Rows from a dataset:

>> begin

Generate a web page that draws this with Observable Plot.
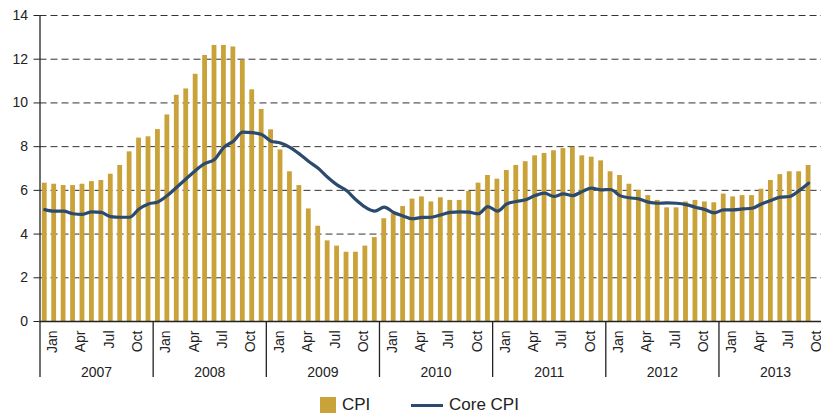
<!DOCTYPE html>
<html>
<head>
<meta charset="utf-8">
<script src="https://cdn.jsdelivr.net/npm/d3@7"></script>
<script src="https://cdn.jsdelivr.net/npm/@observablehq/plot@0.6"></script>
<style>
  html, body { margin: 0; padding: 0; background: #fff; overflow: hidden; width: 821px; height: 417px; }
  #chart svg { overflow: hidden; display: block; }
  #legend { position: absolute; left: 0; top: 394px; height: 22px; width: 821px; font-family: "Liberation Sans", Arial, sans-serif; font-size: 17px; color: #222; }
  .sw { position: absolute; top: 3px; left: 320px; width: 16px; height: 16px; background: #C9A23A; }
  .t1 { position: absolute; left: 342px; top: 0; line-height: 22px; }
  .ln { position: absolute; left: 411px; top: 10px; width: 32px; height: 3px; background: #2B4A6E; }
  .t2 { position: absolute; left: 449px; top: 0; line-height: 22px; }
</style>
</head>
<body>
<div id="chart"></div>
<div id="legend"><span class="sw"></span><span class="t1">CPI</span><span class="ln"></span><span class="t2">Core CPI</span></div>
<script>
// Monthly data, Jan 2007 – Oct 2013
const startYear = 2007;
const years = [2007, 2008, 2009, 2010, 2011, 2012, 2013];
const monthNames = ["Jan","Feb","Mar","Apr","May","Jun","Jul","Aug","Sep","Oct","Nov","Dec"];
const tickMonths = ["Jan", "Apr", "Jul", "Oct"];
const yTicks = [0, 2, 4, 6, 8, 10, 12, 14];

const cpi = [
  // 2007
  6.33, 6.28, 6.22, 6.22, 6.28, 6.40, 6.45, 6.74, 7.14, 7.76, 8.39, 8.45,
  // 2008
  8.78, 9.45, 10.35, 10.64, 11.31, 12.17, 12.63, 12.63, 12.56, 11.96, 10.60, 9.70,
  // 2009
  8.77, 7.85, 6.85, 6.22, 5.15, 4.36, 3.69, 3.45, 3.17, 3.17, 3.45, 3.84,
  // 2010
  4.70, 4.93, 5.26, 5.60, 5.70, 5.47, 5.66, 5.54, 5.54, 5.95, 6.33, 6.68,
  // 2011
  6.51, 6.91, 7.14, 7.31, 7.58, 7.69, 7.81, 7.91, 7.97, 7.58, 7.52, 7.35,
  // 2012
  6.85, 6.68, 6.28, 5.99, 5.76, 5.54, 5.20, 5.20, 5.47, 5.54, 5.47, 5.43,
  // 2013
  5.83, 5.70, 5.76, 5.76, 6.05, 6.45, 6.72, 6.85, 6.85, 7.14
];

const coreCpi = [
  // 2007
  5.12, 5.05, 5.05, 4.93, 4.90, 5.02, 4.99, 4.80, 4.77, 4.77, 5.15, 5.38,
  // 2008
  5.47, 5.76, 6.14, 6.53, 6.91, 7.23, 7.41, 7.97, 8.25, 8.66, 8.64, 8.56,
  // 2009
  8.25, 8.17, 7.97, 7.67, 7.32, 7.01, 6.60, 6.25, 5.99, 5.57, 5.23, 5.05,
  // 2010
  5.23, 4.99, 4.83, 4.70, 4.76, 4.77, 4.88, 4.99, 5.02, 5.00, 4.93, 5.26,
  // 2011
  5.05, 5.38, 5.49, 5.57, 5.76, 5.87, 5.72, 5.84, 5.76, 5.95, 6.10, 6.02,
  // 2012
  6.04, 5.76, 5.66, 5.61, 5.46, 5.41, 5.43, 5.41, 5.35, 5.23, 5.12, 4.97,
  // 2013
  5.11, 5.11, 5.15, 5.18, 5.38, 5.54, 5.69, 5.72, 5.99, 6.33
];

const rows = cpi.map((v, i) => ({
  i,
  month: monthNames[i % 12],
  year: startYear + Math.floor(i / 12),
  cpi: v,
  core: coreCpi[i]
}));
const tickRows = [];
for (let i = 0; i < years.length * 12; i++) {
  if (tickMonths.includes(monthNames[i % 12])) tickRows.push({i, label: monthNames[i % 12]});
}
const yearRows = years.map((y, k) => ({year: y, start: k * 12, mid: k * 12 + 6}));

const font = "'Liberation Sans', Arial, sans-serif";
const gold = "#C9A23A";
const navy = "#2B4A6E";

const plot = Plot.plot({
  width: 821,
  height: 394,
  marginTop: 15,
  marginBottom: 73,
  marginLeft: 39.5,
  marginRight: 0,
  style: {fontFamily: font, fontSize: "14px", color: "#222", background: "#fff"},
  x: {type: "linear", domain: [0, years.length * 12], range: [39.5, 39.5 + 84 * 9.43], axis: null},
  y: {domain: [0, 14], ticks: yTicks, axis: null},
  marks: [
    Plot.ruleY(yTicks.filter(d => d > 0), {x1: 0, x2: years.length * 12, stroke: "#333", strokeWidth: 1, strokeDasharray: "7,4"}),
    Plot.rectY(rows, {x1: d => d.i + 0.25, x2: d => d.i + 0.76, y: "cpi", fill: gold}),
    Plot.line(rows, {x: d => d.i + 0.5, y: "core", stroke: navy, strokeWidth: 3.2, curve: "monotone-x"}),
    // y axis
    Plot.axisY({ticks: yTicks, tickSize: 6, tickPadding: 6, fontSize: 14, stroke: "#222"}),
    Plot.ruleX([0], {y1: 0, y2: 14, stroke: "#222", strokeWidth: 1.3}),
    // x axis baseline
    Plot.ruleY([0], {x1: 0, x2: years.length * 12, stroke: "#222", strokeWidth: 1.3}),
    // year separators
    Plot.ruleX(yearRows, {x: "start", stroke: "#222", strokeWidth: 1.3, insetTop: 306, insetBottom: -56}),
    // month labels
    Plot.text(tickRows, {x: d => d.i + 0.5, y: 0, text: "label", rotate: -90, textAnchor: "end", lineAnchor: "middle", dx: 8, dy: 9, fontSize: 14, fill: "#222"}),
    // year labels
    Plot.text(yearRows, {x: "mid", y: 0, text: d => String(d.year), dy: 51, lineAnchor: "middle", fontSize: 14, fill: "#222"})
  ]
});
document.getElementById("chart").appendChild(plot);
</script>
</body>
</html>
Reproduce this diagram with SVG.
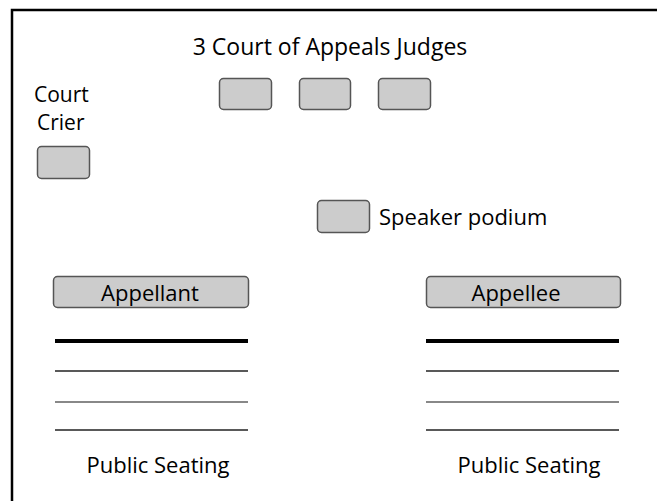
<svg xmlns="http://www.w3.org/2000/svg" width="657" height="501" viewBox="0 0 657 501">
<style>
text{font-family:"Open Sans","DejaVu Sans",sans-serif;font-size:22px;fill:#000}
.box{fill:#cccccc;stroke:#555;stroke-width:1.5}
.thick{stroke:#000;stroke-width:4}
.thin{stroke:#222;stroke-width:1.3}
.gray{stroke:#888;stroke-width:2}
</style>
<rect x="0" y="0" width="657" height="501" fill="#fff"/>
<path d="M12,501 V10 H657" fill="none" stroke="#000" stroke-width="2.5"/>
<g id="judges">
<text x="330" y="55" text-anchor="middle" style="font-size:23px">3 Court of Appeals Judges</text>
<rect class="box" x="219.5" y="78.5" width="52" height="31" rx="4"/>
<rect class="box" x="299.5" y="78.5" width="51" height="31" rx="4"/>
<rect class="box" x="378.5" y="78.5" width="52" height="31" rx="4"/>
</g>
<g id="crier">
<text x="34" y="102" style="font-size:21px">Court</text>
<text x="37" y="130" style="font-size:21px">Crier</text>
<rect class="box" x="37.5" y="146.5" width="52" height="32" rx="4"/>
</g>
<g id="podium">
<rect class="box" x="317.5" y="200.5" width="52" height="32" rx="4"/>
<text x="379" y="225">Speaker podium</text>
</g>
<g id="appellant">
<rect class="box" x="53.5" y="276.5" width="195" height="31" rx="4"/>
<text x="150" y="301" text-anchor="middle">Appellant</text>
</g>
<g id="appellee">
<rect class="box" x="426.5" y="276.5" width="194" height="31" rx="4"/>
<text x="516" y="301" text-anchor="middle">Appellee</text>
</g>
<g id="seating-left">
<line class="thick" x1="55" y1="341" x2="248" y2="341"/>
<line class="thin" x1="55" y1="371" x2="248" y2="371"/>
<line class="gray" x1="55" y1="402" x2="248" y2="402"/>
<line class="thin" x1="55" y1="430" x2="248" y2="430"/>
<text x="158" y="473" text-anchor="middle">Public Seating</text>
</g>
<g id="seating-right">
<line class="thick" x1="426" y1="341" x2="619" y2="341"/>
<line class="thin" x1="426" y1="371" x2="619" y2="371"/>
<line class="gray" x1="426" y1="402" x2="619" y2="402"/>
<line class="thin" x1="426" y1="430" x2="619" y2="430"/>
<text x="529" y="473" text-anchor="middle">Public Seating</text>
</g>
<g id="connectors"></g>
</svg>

>> end

* Do this:
Begin at the top of the material above and output each line exactly, stopping after the line that holds "const yTicks = [0, 2, 4, 6, 8, 10, 12, 14];". Leave out pictures.

* Task result:
Generate a web page that draws this with Observable Plot.
<!DOCTYPE html>
<html>
<head>
<meta charset="utf-8">
<script src="https://cdn.jsdelivr.net/npm/d3@7"></script>
<script src="https://cdn.jsdelivr.net/npm/@observablehq/plot@0.6"></script>
<style>
  html, body { margin: 0; padding: 0; background: #fff; overflow: hidden; width: 821px; height: 417px; }
  #chart svg { overflow: hidden; display: block; }
  #legend { position: absolute; left: 0; top: 394px; height: 22px; width: 821px; font-family: "Liberation Sans", Arial, sans-serif; font-size: 17px; color: #222; }
  .sw { position: absolute; top: 3px; left: 320px; width: 16px; height: 16px; background: #C9A23A; }
  .t1 { position: absolute; left: 342px; top: 0; line-height: 22px; }
  .ln { position: absolute; left: 411px; top: 10px; width: 32px; height: 3px; background: #2B4A6E; }
  .t2 { position: absolute; left: 449px; top: 0; line-height: 22px; }
</style>
</head>
<body>
<div id="chart"></div>
<div id="legend"><span class="sw"></span><span class="t1">CPI</span><span class="ln"></span><span class="t2">Core CPI</span></div>
<script>
// Monthly data, Jan 2007 – Oct 2013
const startYear = 2007;
const years = [2007, 2008, 2009, 2010, 2011, 2012, 2013];
const monthNames = ["Jan","Feb","Mar","Apr","May","Jun","Jul","Aug","Sep","Oct","Nov","Dec"];
const tickMonths = ["Jan", "Apr", "Jul", "Oct"];
const yTicks = [0, 2, 4, 6, 8, 10, 12, 14];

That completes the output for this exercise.